Who was day one’s biggest loser? Most people will probably say the Seahawks, but I have a feeling those remarks will just look entertaining in a couple years time. I’m going to go outside the box a bit and say that Cleveland was the biggest loser, in the sense that they did the least good with what they were given.
First, they were losers because they lost out to the Redskins for RG3. That’s strike one.
Next, they sacrificed a very valuable 3rd round pick for a pointless trade up to secure Trent Richardson. Even if another team jumped up for Richardson at #3, which probably wouldn’t have happened, Cleveland was assured some pretty phenomenal offensive talents in Matt Kalil or Justin Blackmon either way. A 3rd round pick this year is going to be the rough equivalent of a 2nd round pick last year in terms of talent level, so watching them waste a 3rd rounder for no good reason was the draft equivalent of a rich guy caricature lighting his Cuban cigar with a hundred dollar bill. That’s strike two.

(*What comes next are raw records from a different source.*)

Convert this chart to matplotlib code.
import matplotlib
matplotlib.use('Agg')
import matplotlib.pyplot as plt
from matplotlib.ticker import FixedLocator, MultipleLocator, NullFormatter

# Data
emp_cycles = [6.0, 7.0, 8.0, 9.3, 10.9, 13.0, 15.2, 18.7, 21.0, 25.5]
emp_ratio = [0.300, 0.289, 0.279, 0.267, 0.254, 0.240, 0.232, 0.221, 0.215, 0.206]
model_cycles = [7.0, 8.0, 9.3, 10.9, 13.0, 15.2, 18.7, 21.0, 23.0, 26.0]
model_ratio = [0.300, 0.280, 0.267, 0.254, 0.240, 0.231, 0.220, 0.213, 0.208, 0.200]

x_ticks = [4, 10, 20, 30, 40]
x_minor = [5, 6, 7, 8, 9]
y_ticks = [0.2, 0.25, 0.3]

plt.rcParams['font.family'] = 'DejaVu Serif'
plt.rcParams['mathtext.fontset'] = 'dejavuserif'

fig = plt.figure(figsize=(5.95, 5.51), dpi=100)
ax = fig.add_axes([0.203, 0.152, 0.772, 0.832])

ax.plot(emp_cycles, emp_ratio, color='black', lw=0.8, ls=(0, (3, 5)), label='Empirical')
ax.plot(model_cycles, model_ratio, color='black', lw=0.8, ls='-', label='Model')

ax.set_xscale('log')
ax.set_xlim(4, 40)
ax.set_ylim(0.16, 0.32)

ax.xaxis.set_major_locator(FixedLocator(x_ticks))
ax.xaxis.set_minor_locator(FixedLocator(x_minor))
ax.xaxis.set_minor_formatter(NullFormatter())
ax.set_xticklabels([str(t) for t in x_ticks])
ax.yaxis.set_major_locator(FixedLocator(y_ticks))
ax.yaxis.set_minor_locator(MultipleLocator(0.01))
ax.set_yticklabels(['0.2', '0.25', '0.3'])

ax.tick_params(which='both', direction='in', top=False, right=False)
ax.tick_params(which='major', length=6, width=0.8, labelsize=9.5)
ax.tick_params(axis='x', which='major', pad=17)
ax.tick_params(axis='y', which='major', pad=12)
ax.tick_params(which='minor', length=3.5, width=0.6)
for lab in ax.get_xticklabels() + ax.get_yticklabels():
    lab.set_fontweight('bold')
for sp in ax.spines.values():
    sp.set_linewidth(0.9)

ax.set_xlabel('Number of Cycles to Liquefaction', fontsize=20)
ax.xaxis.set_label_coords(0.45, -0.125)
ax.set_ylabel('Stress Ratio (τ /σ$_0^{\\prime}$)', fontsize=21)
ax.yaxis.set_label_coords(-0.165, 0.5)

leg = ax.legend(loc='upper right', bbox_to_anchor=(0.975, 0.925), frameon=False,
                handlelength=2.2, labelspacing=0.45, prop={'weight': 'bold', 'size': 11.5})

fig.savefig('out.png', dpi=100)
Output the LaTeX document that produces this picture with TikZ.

Finally, I gave Cleveland my vote for “best day one of the draft” last year when they swung the ridiculous Julio Jones deal, the prize of which was a 2012 first round pick. Seeing them waste that pick on a quarterback who will be 29 years old midway through his rookie season is not only strike three against them in the 2012 draft, but it makes me want to consider rescinding my imaginary draft trophy I gave them last year too.